Shahristani has been highly critical of the Kurdistan Regional Government (KRG) for auctioning off oil concessions in Iraqi Kurdistan without reference to the oil ministry in Baghdad. In an interview with the Independent last year, he said Inoc would never do business with any oil company that signed up with the KRG and he also doubted if the oil could be exported without pipelines. "Are they going to carry it out in buckets?" he asked.
Several of the small oil companies who have signed contracts in Kurdistan are hoping that in the long term there will be an agreement between the Kurds and the central government and they will then sell out to the majors at a large profit.

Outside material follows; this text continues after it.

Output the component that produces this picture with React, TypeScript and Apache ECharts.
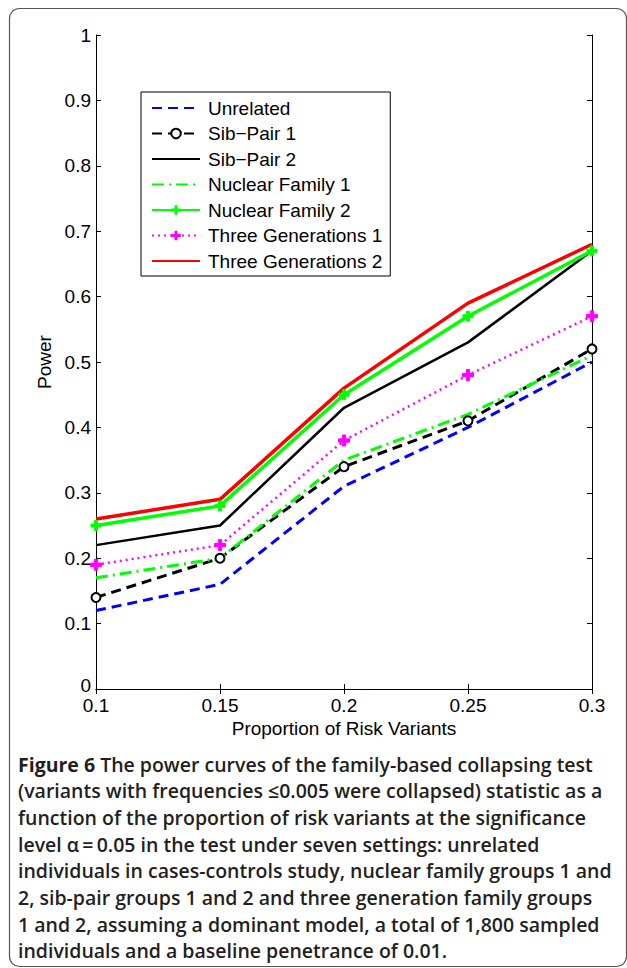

The technical support agreements, as the service agreements are known, may open the door to Iraq for the majors. Shahristani has said that Iraq will open up the same fields for bidding for long-term development projects soon. "We're going to announce the first licensing round by the end of this month or early next month," he said.
The high price of oil means that Iraq is not under immediate pressure to maximize its oil revenues. The Iraqi parliament has suspected anything that looks like giving foreign companies ownership of Iraq's oil through a production sharing agreement.
The nationalization of Iraq's oil is one the few acts of Saddam Hussein's long years in power that is still highly popular, and Iraqi members of parliament are fearful of anything that looks like back-door privatization in the interests of foreigners.
Big four have history of control
For the four oil giants, the new agreements will bring them back to a country where they have a long history. BP, Exxon Mobil, Total and Shell were co-owners of a British, American and French consortium that kept Iraq's oil reserves in foreign control for more than 40 years.
The Iraq Petroleum Co. (once the Turkish Petroleum Co.) was formed in 1912 by oil companies eager to grab the resources in parts of the Ottoman Empire.
The company was formalized in 1928, and each of the four shareholders had a 23.75 percent share of all the oil produced. The final 5 percent went to Calouste Gulbenkian, an Armenian businessman.
In 1931, an agreement was signed with Iraq, giving the company complete control over the oil fields of Mosul in return for annual royalties. After Saddam's coup in 1958, nationalization came in 1972.